@ Sloan’s Bar and Restaurant, Glasgow, until Thu 2 Jun 2016
(part of the Royal Conservatoire of Scotland’s On The Verge Festival)

Societal concern about Alzheimer’s and other illness associated with dementia has been reflected across stages in recent years, so much so that you could be forgiven for feeling a little over-saturated in images of elderly legs, slippers and a fluffy carpet. Tom England’s The Days in the Hours silences such doubts, confirming in a little over twenty-five minutes that there are many angles to this illness left to explore on-stage.

England’s remarkable self-awareness is what makes his script, a story of a wife’s onset of dementia and her husband’s struggles to cope, so effective. Øystein Kanestrøm plays the grandson to the elderly couple who regularly comes and goes, appearing one moment and gone the next, moving about busily and trying to be as helpful as possible. England writes a character that we find both hugely relatable and hugely irritating, who desires to fix rather than to adapt. Watching Kanestrøm’s interventions, it is difficult not to wince, and recognise your own failure to properly grasp the scale of loss felt by those afflicted by dementia.

Jessica Brindle delivers a nuanced performance, growing older before our eyes without descending into parody. Her back curves a little, her gait slows but maintains energy, and in moments of confusion an expression spreads across her face that dismantles barriers rather than erects them. We feel confused with her, and are made to empathise rather than sympathise. To watch her is to feel heart-break, to feel confused, alienated and at odds with the world. To feel what it might feel like to lose your memories.

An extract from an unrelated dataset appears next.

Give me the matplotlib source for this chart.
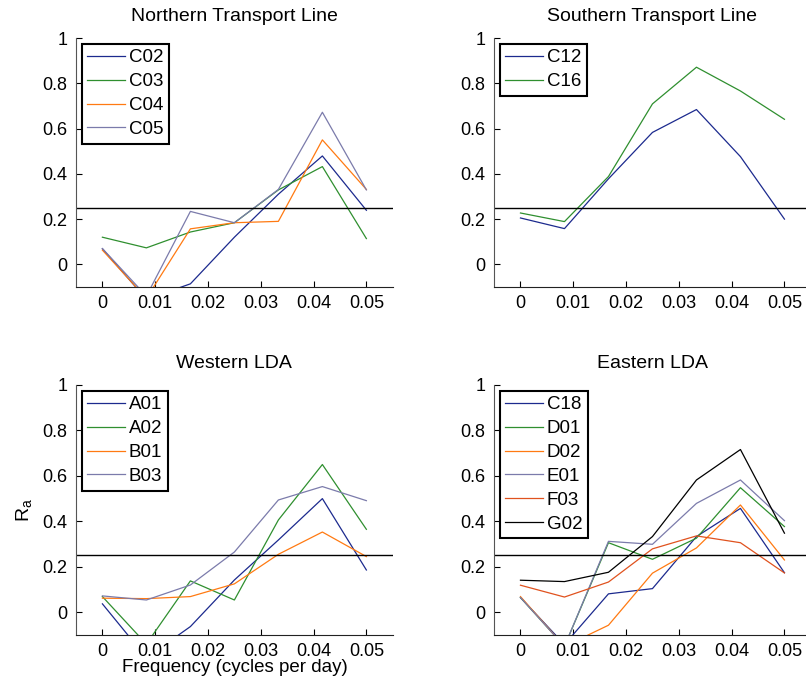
import matplotlib
matplotlib.use('Agg')
from matplotlib import pyplot as plt

plt.rcParams['font.family'] = ['Liberation Sans', 'DejaVu Sans']

freq = [0, 1/120, 2/120, 3/120, 4/120, 5/120, 6/120]
threshold = 0.25

north_names = ['C02', 'C03', 'C04', 'C05']
north_vals = [
    [0.069, -0.154, -0.086, 0.12, 0.31, 0.479, 0.239],
    [0.12, 0.073, 0.143, 0.184, 0.329, 0.432, 0.114],
    [0.063, -0.15, 0.157, 0.184, 0.19, 0.55, 0.331],
    [0.07, -0.14, 0.234, 0.184, 0.331, 0.672, 0.329],
]

south_names = ['C12', 'C16']
south_vals = [
    [0.205, 0.158, 0.378, 0.583, 0.684, 0.476, 0.2],
    [0.227, 0.189, 0.388, 0.709, 0.871, 0.766, 0.641],
]

west_names = ['A01', 'A02', 'B01', 'B03']
west_vals = [
    [0.037, -0.2, -0.063, 0.142, 0.318, 0.5, 0.186],
    [0.069, -0.14, 0.138, 0.054, 0.406, 0.65, 0.365],
    [0.062, 0.06, 0.069, 0.125, 0.255, 0.353, 0.245],
    [0.072, 0.054, 0.12, 0.265, 0.494, 0.553, 0.491],
]

east_names = ['C18', 'D01', 'D02', 'E01', 'F03', 'G02']
east_vals = [
    [0.065, -0.142, 0.081, 0.104, 0.333, 0.457, 0.174],
    [0.065, -0.15, 0.306, 0.233, 0.326, 0.548, 0.377],
    [0.069, -0.15, -0.057, 0.172, 0.283, 0.472, 0.23],
    [0.065, -0.15, 0.312, 0.299, 0.479, 0.582, 0.403],
    [0.119, 0.067, 0.133, 0.279, 0.336, 0.306, 0.173],
    [0.141, 0.135, 0.176, 0.333, 0.582, 0.716, 0.348],
]

blue = '#1c2a8e'
green = '#2f8f2f'
orange = '#ff7a12'
purple = '#7b7bab'
red = '#e0521e'
black = '#000000'


def drawPanel(ax, title, names, vals, colors):
    for name, v, c in zip(names, vals, colors):
        ax.plot(freq, v, color=c, lw=0.9, label=name)
    ax.axhline(threshold, color='black', lw=1.0)
    ax.set_xlim(-0.005, 0.055)
    ax.set_ylim(-0.1, 1)
    ax.set_xticks([0, 0.01, 0.02, 0.03, 0.04, 0.05])
    ax.set_xticklabels(['0', '0.01', '0.02', '0.03', '0.04', '0.05'])
    ax.set_yticks([0, 0.2, 0.4, 0.6, 0.8, 1])
    ax.set_yticklabels(['0', '0.2', '0.4', '0.6', '0.8', '1'])
    ax.spines['top'].set_visible(False)
    ax.spines['right'].set_visible(False)
    ax.spines['left'].set_color('#555555')
    ax.spines['bottom'].set_color('#222222')
    ax.tick_params(direction='in', labelsize=13, length=4, width=0.8, pad=6)
    ax.set_title(title, fontsize=14, pad=12)
    leg = ax.legend(loc='upper left', fontsize=13.5, fancybox=False, framealpha=1,
                    handlelength=2.0, borderaxespad=0.3, labelspacing=0.36,
                    borderpad=0.3, handletextpad=0.2)
    leg.get_frame().set_edgecolor('black')
    leg.get_frame().set_linewidth(1.5)


fig = plt.figure(figsize=(8.06, 6.85), dpi=100)
ax1 = fig.add_axes([0.0943, 0.581, 0.393, 0.3635])
ax2 = fig.add_axes([0.613, 0.581, 0.393, 0.3635])
ax3 = fig.add_axes([0.0943, 0.073, 0.393, 0.365])
ax4 = fig.add_axes([0.613, 0.073, 0.393, 0.365])

drawPanel(ax1, 'Northern Transport Line', north_names, north_vals, [blue, green, orange, purple])
drawPanel(ax2, 'Southern Transport Line', south_names, south_vals, [blue, green])
drawPanel(ax3, 'Western LDA', west_names, west_vals, [blue, green, orange, purple])
drawPanel(ax4, 'Eastern LDA', east_names, east_vals, [blue, green, orange, purple, red, black])

ax3.set_xlabel('Frequency (cycles per day)', fontsize=13.5, labelpad=-1)
ax3.set_ylabel('$\\mathregular{R_a}$', fontsize=14, labelpad=6)

fig.savefig('out.png', dpi=100)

Punctuating the present day are Brindle’s memories of her husband (played with grace and a quiet anguish by Laurence Pybus). Transitions between flashbacks and the present are well handled, delicately shifting, mirroring the fluid state of Brindle’s mind. The memories presented are, however, in contrast to the present, more grounded in cliché. The couple’s meet-cute on a train would not be out of place in a Richard Curtis film, which is praise or damnation depending on your taste. In the context of this work, the scenes effectively hit their emotional targets, yet fail to draw any particular depth to their characters, undercutting the ultimate emotional impact of the play’s closing scenes. Nevertheless, The Days in the Hours is a very effective piece of writing, marking Tom England as a writer with enough self-awareness to make fresh paths across well-trodden ground.